What to produce:
Give the material once more, word for word, without any images.

** Begin **

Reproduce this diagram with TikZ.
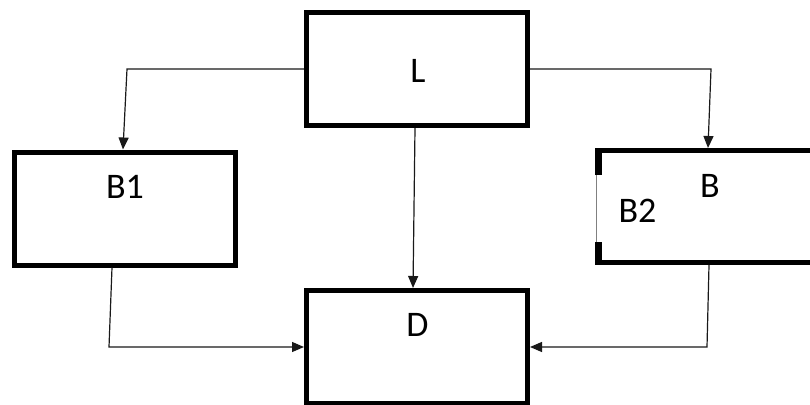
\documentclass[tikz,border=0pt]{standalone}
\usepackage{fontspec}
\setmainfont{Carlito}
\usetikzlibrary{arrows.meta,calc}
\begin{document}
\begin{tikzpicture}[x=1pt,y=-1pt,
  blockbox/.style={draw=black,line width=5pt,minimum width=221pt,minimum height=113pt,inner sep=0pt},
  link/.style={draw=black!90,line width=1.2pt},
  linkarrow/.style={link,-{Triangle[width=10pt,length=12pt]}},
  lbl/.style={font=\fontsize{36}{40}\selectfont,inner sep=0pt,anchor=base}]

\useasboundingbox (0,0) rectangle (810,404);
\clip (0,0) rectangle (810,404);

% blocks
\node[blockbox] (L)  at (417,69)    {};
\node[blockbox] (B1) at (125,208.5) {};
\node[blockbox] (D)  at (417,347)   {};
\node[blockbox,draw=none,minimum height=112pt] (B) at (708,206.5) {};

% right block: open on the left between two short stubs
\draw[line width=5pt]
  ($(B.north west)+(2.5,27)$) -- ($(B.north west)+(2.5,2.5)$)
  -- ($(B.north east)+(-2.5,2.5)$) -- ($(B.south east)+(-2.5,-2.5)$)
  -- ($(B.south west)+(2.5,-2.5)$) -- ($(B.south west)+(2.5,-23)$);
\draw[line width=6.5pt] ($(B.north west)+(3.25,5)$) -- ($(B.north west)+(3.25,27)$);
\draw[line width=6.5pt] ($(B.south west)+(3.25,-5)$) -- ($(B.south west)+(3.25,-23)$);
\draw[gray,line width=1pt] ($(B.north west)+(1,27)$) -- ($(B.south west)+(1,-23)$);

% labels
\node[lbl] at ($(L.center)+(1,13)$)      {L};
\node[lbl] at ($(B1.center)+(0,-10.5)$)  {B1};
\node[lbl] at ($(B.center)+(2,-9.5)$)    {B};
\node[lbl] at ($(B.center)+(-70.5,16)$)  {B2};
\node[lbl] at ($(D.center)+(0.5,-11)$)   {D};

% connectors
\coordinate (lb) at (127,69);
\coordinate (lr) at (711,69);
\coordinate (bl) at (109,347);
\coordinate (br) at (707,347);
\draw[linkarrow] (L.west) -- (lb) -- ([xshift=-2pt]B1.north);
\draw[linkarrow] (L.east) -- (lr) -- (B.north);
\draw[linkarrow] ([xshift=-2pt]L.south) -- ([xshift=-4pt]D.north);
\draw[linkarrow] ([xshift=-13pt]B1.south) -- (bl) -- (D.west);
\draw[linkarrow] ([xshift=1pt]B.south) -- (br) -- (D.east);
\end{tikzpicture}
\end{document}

** End **

Answer for the task:
Reproduce this diagram with TikZ.
\documentclass[tikz,border=0pt]{standalone}
\usepackage{fontspec}
\setmainfont{Carlito}
\usetikzlibrary{arrows.meta,calc}
\begin{document}
\begin{tikzpicture}[x=1pt,y=-1pt,
  blockbox/.style={draw=black,line width=5pt,minimum width=221pt,minimum height=113pt,inner sep=0pt},
  link/.style={draw=black!90,line width=1.2pt},
  linkarrow/.style={link,-{Triangle[width=10pt,length=12pt]}},
  lbl/.style={font=\fontsize{36}{40}\selectfont,inner sep=0pt,anchor=base}]

\useasboundingbox (0,0) rectangle (810,404);
\clip (0,0) rectangle (810,404);

% blocks
\node[blockbox] (L)  at (417,69)    {};
\node[blockbox] (B1) at (125,208.5) {};
\node[blockbox] (D)  at (417,347)   {};
\node[blockbox,draw=none,minimum height=112pt] (B) at (708,206.5) {};

% right block: open on the left between two short stubs
\draw[line width=5pt]
  ($(B.north west)+(2.5,27)$) -- ($(B.north west)+(2.5,2.5)$)
  -- ($(B.north east)+(-2.5,2.5)$) -- ($(B.south east)+(-2.5,-2.5)$)
  -- ($(B.south west)+(2.5,-2.5)$) -- ($(B.south west)+(2.5,-23)$);
\draw[line width=6.5pt] ($(B.north west)+(3.25,5)$) -- ($(B.north west)+(3.25,27)$);
\draw[line width=6.5pt] ($(B.south west)+(3.25,-5)$) -- ($(B.south west)+(3.25,-23)$);
\draw[gray,line width=1pt] ($(B.north west)+(1,27)$) -- ($(B.south west)+(1,-23)$);

% labels
\node[lbl] at ($(L.center)+(1,13)$)      {L};
\node[lbl] at ($(B1.center)+(0,-10.5)$)  {B1};
\node[lbl] at ($(B.center)+(2,-9.5)$)    {B};
\node[lbl] at ($(B.center)+(-70.5,16)$)  {B2};
\node[lbl] at ($(D.center)+(0.5,-11)$)   {D};

% connectors
\coordinate (lb) at (127,69);
\coordinate (lr) at (711,69);
\coordinate (bl) at (109,347);
\coordinate (br) at (707,347);
\draw[linkarrow] (L.west) -- (lb) -- ([xshift=-2pt]B1.north);
\draw[linkarrow] (L.east) -- (lr) -- (B.north);
\draw[linkarrow] ([xshift=-2pt]L.south) -- ([xshift=-4pt]D.north);
\draw[linkarrow] ([xshift=-13pt]B1.south) -- (bl) -- (D.west);
\draw[linkarrow] ([xshift=1pt]B.south) -- (br) -- (D.east);
\end{tikzpicture}
\end{document}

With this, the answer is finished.